* **DATA EXTRACT**:
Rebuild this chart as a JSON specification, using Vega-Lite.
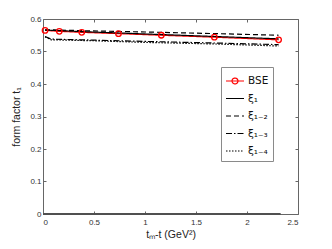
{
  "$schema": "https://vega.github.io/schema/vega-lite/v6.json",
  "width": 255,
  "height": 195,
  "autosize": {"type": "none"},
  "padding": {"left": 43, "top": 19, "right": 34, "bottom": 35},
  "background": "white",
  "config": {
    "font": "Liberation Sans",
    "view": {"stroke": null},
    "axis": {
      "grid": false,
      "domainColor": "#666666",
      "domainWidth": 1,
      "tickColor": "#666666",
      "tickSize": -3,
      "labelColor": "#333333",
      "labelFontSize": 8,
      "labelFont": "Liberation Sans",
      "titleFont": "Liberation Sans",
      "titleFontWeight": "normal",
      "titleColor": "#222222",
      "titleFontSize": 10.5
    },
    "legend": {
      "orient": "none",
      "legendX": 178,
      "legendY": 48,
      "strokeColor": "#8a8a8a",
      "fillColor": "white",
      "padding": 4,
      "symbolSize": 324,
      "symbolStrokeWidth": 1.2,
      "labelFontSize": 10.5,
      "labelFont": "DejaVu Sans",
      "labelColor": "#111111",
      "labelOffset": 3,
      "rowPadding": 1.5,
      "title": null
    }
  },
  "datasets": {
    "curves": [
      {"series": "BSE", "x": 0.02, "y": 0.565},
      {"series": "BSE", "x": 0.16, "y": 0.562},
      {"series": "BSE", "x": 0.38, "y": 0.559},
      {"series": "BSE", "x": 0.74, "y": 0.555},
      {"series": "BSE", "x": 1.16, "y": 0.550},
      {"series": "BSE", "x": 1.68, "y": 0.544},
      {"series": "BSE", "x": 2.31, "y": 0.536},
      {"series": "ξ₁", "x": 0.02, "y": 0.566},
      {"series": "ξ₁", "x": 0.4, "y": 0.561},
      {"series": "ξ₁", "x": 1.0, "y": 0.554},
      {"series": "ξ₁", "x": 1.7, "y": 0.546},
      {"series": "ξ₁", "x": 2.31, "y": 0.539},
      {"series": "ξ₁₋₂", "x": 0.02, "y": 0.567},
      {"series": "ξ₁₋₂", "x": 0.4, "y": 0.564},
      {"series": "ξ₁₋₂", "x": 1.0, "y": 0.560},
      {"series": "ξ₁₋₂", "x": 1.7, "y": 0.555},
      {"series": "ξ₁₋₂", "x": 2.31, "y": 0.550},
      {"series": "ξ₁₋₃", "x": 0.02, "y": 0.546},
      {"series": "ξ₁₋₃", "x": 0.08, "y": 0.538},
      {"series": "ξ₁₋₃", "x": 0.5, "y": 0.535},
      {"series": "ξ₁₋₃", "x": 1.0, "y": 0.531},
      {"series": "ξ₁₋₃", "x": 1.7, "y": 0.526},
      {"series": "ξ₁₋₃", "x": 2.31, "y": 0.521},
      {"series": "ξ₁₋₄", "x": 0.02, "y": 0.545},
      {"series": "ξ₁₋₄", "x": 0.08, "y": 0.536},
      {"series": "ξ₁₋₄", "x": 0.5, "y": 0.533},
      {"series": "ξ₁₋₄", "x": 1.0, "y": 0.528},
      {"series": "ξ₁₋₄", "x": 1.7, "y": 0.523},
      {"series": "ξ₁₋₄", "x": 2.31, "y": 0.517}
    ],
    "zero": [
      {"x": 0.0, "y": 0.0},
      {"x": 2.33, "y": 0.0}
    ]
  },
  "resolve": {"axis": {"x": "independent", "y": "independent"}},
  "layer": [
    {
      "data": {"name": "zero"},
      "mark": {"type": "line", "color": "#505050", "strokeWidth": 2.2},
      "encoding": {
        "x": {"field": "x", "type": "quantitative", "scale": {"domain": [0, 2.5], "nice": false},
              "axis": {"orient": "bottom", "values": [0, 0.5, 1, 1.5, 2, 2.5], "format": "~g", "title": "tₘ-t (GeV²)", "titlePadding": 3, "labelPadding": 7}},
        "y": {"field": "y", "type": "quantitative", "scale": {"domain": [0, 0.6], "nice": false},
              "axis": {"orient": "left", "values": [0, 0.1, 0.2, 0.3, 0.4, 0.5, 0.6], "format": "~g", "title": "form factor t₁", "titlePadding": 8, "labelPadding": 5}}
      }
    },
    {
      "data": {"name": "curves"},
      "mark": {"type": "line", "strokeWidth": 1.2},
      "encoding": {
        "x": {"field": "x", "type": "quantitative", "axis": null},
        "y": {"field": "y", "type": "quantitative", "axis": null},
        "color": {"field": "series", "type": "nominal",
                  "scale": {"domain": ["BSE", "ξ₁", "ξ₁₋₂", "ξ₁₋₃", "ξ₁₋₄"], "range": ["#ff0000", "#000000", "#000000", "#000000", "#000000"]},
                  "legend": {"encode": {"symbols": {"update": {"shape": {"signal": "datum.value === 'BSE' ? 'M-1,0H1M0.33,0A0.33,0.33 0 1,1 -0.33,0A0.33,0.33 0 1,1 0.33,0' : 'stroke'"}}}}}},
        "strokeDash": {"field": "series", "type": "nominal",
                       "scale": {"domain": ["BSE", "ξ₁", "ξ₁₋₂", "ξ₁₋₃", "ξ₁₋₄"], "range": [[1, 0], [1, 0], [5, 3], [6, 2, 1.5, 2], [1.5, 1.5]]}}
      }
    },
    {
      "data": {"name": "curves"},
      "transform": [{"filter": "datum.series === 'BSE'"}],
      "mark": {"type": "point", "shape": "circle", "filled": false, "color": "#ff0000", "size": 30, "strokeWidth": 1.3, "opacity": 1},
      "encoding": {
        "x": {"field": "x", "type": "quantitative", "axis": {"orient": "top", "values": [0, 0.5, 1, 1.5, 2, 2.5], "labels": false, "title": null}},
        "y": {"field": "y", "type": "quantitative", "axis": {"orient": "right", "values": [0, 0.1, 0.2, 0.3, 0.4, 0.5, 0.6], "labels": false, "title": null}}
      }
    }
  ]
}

* **GIVEN EXERCISE**:
Could you repeat all of the material exactly? Pictures should not be copied.

* **EXPECTED ANSWER**:
Rebuild this chart as a JSON specification, using Vega-Lite.
{
  "$schema": "https://vega.github.io/schema/vega-lite/v6.json",
  "width": 255,
  "height": 195,
  "autosize": {"type": "none"},
  "padding": {"left": 43, "top": 19, "right": 34, "bottom": 35},
  "background": "white",
  "config": {
    "font": "Liberation Sans",
    "view": {"stroke": null},
    "axis": {
      "grid": false,
      "domainColor": "#666666",
      "domainWidth": 1,
      "tickColor": "#666666",
      "tickSize": -3,
      "labelColor": "#333333",
      "labelFontSize": 8,
      "labelFont": "Liberation Sans",
      "titleFont": "Liberation Sans",
      "titleFontWeight": "normal",
      "titleColor": "#222222",
      "titleFontSize": 10.5
    },
    "legend": {
      "orient": "none",
      "legendX": 178,
      "legendY": 48,
      "strokeColor": "#8a8a8a",
      "fillColor": "white",
      "padding": 4,
      "symbolSize": 324,
      "symbolStrokeWidth": 1.2,
      "labelFontSize": 10.5,
      "labelFont": "DejaVu Sans",
      "labelColor": "#111111",
      "labelOffset": 3,
      "rowPadding": 1.5,
      "title": null
    }
  },
  "datasets": {
    "curves": [
      {"series": "BSE", "x": 0.02, "y": 0.565},
      {"series": "BSE", "x": 0.16, "y": 0.562},
      {"series": "BSE", "x": 0.38, "y": 0.559},
      {"series": "BSE", "x": 0.74, "y": 0.555},
      {"series": "BSE", "x": 1.16, "y": 0.550},
      {"series": "BSE", "x": 1.68, "y": 0.544},
      {"series": "BSE", "x": 2.31, "y": 0.536},
      {"series": "ξ₁", "x": 0.02, "y": 0.566},
      {"series": "ξ₁", "x": 0.4, "y": 0.561},
      {"series": "ξ₁", "x": 1.0, "y": 0.554},
      {"series": "ξ₁", "x": 1.7, "y": 0.546},
      {"series": "ξ₁", "x": 2.31, "y": 0.539},
      {"series": "ξ₁₋₂", "x": 0.02, "y": 0.567},
      {"series": "ξ₁₋₂", "x": 0.4, "y": 0.564},
      {"series": "ξ₁₋₂", "x": 1.0, "y": 0.560},
      {"series": "ξ₁₋₂", "x": 1.7, "y": 0.555},
      {"series": "ξ₁₋₂", "x": 2.31, "y": 0.550},
      {"series": "ξ₁₋₃", "x": 0.02, "y": 0.546},
      {"series": "ξ₁₋₃", "x": 0.08, "y": 0.538},
      {"series": "ξ₁₋₃", "x": 0.5, "y": 0.535},
      {"series": "ξ₁₋₃", "x": 1.0, "y": 0.531},
      {"series": "ξ₁₋₃", "x": 1.7, "y": 0.526},
      {"series": "ξ₁₋₃", "x": 2.31, "y": 0.521},
      {"series": "ξ₁₋₄", "x": 0.02, "y": 0.545},
      {"series": "ξ₁₋₄", "x": 0.08, "y": 0.536},
      {"series": "ξ₁₋₄", "x": 0.5, "y": 0.533},
      {"series": "ξ₁₋₄", "x": 1.0, "y": 0.528},
      {"series": "ξ₁₋₄", "x": 1.7, "y": 0.523},
      {"series": "ξ₁₋₄", "x": 2.31, "y": 0.517}
    ],
    "zero": [
      {"x": 0.0, "y": 0.0},
      {"x": 2.33, "y": 0.0}
    ]
  },
  "resolve": {"axis": {"x": "independent", "y": "independent"}},
  "layer": [
    {
      "data": {"name": "zero"},
      "mark": {"type": "line", "color": "#505050", "strokeWidth": 2.2},
      "encoding": {
        "x": {"field": "x", "type": "quantitative", "scale": {"domain": [0, 2.5], "nice": false},
              "axis": {"orient": "bottom", "values": [0, 0.5, 1, 1.5, 2, 2.5], "format": "~g", "title": "tₘ-t (GeV²)", "titlePadding": 3, "labelPadding": 7}},
        "y": {"field": "y", "type": "quantitative", "scale": {"domain": [0, 0.6], "nice": false},
              "axis": {"orient": "left", "values": [0, 0.1, 0.2, 0.3, 0.4, 0.5, 0.6], "format": "~g", "title": "form factor t₁", "titlePadding": 8, "labelPadding": 5}}
      }
    },
    {
      "data": {"name": "curves"},
      "mark": {"type": "line", "strokeWidth": 1.2},
      "encoding": {
        "x": {"field": "x", "type": "quantitative", "axis": null},
        "y": {"field": "y", "type": "quantitative", "axis": null},
        "color": {"field": "series", "type": "nominal",
                  "scale": {"domain": ["BSE", "ξ₁", "ξ₁₋₂", "ξ₁₋₃", "ξ₁₋₄"], "range": ["#ff0000", "#000000", "#000000", "#000000", "#000000"]},
                  "legend": {"encode": {"symbols": {"update": {"shape": {"signal": "datum.value === 'BSE' ? 'M-1,0H1M0.33,0A0.33,0.33 0 1,1 -0.33,0A0.33,0.33 0 1,1 0.33,0' : 'stroke'"}}}}}},
        "strokeDash": {"field": "series", "type": "nominal",
                       "scale": {"domain": ["BSE", "ξ₁", "ξ₁₋₂", "ξ₁₋₃", "ξ₁₋₄"], "range": [[1, 0], [1, 0], [5, 3], [6, 2, 1.5, 2], [1.5, 1.5]]}}
      }
    },
    {
      "data": {"name": "curves"},
      "transform": [{"filter": "datum.series === 'BSE'"}],
      "mark": {"type": "point", "shape": "circle", "filled": false, "color": "#ff0000", "size": 30, "strokeWidth": 1.3, "opacity": 1},
      "encoding": {
        "x": {"field": "x", "type": "quantitative", "axis": {"orient": "top", "values": [0, 0.5, 1, 1.5, 2, 2.5], "labels": false, "title": null}},
        "y": {"field": "y", "type": "quantitative", "axis": {"orient": "right", "values": [0, 0.1, 0.2, 0.3, 0.4, 0.5, 0.6], "labels": false, "title": null}}
      }
    }
  ]
}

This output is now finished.